Task to complete:
Copy, exactly as written, the lines that begin at the one containing "Write the React, TypeScript" and end at the one containing "Chart.register(...registerables);". Skip any pictures in the data below.

Provided material:

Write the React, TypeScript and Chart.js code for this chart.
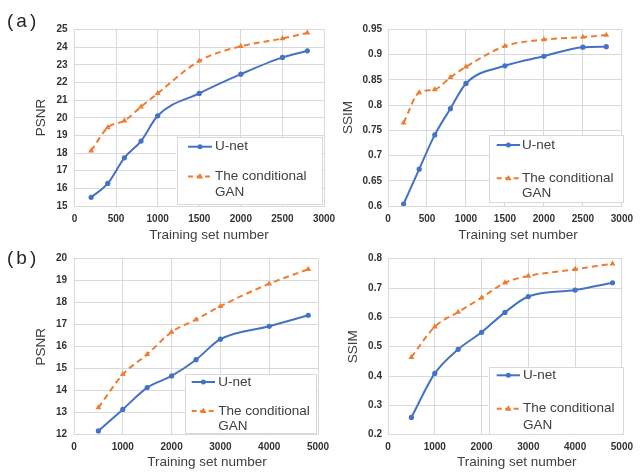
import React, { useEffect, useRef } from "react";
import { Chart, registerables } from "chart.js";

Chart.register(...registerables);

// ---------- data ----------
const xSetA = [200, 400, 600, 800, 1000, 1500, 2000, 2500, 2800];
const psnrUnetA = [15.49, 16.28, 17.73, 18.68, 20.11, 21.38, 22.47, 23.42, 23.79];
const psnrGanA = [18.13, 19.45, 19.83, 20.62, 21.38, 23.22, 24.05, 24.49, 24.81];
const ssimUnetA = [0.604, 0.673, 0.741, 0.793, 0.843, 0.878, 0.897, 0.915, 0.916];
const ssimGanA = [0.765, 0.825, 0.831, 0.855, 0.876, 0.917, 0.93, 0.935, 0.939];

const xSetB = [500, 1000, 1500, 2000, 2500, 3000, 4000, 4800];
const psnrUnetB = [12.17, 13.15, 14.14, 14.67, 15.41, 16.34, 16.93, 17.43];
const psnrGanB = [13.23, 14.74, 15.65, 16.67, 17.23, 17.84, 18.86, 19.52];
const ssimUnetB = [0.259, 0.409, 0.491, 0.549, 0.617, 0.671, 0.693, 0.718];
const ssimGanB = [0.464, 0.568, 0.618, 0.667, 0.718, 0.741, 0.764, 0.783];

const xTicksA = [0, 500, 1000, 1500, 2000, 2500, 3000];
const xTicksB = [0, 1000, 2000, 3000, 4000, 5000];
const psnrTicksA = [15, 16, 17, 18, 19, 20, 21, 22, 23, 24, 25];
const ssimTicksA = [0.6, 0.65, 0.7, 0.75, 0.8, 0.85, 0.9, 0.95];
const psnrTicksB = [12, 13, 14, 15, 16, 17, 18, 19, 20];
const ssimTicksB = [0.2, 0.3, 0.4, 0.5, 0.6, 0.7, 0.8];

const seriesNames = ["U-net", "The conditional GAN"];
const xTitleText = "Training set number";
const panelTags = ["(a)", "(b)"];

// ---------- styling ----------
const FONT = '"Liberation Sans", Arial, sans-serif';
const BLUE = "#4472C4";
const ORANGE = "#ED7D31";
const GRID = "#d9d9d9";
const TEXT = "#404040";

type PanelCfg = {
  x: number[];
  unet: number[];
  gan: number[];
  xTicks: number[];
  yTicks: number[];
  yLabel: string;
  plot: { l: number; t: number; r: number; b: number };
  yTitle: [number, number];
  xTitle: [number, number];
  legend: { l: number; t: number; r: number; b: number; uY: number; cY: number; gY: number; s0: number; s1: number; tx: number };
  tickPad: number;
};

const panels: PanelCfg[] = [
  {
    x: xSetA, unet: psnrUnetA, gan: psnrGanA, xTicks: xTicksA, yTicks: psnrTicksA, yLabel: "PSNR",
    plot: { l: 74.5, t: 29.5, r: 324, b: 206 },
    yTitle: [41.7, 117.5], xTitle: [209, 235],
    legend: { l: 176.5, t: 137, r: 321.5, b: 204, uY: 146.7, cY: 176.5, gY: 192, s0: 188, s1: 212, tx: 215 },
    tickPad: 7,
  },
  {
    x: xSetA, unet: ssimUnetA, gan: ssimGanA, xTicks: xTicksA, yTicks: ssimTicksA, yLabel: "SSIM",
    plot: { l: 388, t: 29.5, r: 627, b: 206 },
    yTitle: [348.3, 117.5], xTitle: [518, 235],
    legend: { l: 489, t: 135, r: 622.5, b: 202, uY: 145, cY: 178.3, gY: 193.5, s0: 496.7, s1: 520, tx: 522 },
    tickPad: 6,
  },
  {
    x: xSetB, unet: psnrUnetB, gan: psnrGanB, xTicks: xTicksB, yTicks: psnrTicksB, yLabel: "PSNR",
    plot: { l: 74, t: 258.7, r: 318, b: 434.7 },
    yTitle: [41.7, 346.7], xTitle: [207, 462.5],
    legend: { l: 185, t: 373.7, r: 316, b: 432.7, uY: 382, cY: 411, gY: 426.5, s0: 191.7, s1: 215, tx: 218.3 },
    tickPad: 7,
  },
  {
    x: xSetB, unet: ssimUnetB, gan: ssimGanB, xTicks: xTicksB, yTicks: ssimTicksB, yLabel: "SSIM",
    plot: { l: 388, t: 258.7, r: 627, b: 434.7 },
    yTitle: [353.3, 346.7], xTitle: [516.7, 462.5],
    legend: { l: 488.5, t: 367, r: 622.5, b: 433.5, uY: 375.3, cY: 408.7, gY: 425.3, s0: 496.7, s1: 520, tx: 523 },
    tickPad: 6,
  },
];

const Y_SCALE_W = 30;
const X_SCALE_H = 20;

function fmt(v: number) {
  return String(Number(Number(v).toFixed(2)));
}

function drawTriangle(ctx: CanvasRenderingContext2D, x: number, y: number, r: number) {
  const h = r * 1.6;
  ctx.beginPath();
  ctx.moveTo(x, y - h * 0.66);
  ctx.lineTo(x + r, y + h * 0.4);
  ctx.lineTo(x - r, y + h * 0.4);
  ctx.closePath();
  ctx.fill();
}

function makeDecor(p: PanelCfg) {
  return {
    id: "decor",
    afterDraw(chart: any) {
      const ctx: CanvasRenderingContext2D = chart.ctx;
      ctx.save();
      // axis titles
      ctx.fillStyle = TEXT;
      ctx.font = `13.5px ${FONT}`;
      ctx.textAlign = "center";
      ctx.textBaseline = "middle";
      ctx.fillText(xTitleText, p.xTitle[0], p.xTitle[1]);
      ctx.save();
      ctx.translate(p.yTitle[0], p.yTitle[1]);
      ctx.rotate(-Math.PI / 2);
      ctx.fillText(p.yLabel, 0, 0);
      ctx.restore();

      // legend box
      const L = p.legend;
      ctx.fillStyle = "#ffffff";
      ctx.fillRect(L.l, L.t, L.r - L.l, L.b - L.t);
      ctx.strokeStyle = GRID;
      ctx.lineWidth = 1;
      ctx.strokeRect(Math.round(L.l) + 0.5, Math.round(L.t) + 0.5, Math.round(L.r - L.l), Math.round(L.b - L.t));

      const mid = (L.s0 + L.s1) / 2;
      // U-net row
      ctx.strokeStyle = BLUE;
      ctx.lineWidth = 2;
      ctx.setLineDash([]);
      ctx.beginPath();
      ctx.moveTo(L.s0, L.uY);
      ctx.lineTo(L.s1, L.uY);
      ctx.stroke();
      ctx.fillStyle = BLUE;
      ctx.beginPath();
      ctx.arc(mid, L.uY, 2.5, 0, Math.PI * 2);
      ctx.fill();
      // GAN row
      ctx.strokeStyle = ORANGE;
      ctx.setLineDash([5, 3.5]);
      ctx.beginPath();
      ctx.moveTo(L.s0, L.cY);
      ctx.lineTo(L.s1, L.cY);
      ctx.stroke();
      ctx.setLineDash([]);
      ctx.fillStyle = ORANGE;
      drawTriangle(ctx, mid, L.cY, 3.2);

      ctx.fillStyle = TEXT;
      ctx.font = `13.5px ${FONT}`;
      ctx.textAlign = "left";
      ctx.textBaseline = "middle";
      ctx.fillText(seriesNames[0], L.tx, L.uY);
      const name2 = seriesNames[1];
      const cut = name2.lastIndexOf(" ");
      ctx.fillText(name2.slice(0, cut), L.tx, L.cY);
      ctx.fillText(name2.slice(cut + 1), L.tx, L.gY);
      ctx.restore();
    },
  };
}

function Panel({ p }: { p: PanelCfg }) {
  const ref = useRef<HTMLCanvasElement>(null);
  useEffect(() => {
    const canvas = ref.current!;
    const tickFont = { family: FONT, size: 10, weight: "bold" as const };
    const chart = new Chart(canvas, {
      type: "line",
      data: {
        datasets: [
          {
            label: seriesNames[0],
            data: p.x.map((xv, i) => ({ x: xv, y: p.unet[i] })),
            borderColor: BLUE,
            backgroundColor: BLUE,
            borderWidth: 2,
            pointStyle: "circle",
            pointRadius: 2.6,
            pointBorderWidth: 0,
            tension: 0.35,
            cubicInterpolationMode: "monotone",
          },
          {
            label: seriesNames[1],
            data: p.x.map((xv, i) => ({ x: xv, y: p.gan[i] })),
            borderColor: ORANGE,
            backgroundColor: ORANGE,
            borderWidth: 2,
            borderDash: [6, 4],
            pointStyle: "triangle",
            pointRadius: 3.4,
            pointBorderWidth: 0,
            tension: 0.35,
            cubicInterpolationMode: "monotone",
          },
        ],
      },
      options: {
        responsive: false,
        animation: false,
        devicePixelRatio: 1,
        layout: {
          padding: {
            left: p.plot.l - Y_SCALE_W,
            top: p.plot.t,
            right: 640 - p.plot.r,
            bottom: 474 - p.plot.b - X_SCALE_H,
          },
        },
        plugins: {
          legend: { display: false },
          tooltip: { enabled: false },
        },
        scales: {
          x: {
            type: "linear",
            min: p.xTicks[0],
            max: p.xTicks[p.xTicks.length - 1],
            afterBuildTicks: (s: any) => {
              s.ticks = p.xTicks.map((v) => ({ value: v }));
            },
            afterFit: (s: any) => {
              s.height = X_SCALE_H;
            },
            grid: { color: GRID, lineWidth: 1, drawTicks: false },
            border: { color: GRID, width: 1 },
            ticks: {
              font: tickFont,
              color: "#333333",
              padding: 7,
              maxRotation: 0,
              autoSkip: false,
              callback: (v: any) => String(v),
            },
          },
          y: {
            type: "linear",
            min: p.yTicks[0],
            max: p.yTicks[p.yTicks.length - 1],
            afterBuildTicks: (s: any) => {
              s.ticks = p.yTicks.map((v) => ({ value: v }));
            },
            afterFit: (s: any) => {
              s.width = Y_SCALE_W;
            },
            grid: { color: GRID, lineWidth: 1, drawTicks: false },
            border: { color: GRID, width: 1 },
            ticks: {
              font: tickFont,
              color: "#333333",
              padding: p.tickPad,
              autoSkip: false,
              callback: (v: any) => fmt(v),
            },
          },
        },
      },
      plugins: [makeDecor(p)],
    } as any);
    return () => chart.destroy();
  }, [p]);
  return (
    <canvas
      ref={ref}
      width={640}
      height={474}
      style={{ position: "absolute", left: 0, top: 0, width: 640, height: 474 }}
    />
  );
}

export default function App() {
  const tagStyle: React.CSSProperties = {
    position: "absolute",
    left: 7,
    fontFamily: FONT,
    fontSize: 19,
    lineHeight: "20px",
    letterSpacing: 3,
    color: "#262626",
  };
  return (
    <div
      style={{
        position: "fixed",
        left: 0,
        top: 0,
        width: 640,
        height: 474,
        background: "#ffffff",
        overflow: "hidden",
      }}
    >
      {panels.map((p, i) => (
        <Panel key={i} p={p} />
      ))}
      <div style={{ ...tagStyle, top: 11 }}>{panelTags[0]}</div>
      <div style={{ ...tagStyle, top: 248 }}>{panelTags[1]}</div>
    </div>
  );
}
* * *
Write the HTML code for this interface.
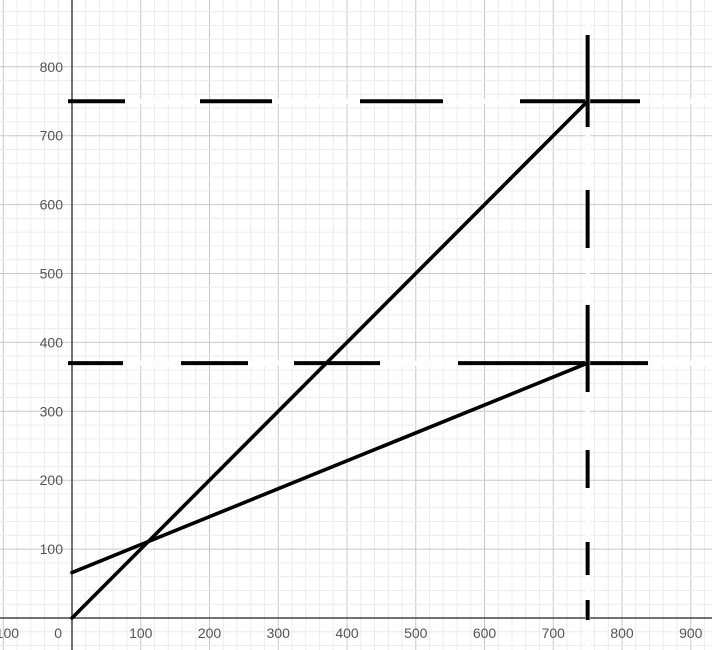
--
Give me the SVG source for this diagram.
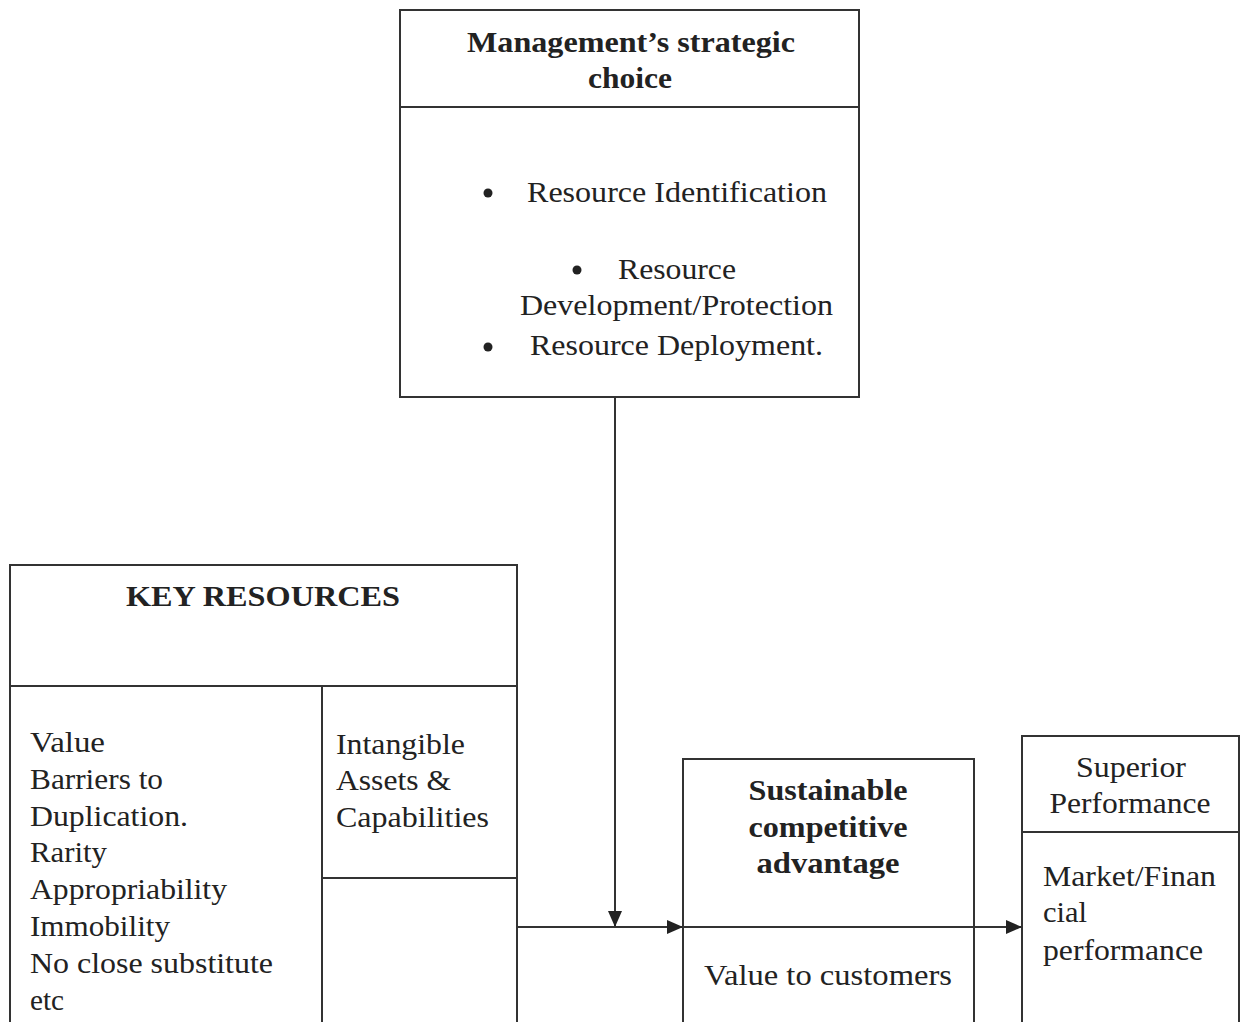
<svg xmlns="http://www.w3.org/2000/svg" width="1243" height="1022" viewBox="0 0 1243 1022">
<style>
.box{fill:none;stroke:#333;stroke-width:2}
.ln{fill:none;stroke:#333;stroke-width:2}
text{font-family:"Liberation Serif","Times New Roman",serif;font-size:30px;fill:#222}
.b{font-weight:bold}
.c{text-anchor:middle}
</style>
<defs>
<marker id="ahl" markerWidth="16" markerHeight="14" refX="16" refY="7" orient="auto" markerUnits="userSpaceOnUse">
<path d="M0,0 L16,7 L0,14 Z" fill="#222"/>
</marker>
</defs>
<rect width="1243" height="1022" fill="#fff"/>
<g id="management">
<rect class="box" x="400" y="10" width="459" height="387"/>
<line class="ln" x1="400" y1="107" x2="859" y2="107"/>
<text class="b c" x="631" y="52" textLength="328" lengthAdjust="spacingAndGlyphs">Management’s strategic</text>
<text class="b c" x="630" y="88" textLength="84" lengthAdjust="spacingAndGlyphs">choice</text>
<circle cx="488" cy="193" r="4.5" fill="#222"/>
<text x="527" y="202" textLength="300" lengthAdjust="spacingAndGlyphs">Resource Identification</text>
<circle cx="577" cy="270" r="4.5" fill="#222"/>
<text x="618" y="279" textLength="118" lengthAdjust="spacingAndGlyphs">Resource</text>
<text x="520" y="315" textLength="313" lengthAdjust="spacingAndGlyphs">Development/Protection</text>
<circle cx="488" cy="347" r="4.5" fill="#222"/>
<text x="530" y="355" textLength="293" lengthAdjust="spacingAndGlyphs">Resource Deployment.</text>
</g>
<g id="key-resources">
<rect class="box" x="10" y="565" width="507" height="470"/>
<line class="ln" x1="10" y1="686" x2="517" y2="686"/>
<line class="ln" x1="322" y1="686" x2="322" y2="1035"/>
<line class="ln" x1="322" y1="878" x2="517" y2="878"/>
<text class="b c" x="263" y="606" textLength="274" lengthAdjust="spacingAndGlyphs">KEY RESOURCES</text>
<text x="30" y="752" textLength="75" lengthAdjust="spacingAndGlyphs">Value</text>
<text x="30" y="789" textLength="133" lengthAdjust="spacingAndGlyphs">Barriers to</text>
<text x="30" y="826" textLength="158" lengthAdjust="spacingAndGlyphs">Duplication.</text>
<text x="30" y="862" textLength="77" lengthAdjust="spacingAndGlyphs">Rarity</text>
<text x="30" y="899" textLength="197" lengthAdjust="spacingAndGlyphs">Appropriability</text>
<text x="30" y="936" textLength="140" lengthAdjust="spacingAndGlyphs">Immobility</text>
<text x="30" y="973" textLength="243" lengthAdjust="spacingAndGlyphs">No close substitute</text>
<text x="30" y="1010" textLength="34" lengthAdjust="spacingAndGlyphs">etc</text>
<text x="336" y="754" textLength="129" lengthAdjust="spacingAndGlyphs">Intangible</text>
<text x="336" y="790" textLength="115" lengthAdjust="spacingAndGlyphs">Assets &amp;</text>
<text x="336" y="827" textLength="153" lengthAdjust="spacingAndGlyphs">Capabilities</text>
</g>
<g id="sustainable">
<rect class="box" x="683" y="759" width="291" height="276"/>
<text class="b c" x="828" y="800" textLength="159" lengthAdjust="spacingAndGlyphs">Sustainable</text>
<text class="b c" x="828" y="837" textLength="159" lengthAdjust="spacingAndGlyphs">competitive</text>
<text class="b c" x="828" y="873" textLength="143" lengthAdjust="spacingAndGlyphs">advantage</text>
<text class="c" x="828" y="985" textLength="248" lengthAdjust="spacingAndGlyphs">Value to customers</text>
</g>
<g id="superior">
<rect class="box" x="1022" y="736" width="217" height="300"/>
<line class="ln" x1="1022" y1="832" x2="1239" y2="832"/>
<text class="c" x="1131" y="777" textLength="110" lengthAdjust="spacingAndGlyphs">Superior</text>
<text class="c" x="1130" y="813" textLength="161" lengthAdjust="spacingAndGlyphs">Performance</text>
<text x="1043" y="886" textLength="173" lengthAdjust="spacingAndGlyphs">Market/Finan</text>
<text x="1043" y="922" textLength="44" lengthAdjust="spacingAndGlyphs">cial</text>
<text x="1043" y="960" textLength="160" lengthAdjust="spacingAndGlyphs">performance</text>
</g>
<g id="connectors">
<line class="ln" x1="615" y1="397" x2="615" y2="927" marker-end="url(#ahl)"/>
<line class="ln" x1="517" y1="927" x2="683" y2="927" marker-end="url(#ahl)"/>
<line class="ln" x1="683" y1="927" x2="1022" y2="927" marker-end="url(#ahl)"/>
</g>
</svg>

Reply to the task:
Write the React, TypeScript and Chart.js code for this chart.
import React, { useEffect, useRef } from "react";
import { Chart, registerables } from "chart.js";

Chart.register(...registerables);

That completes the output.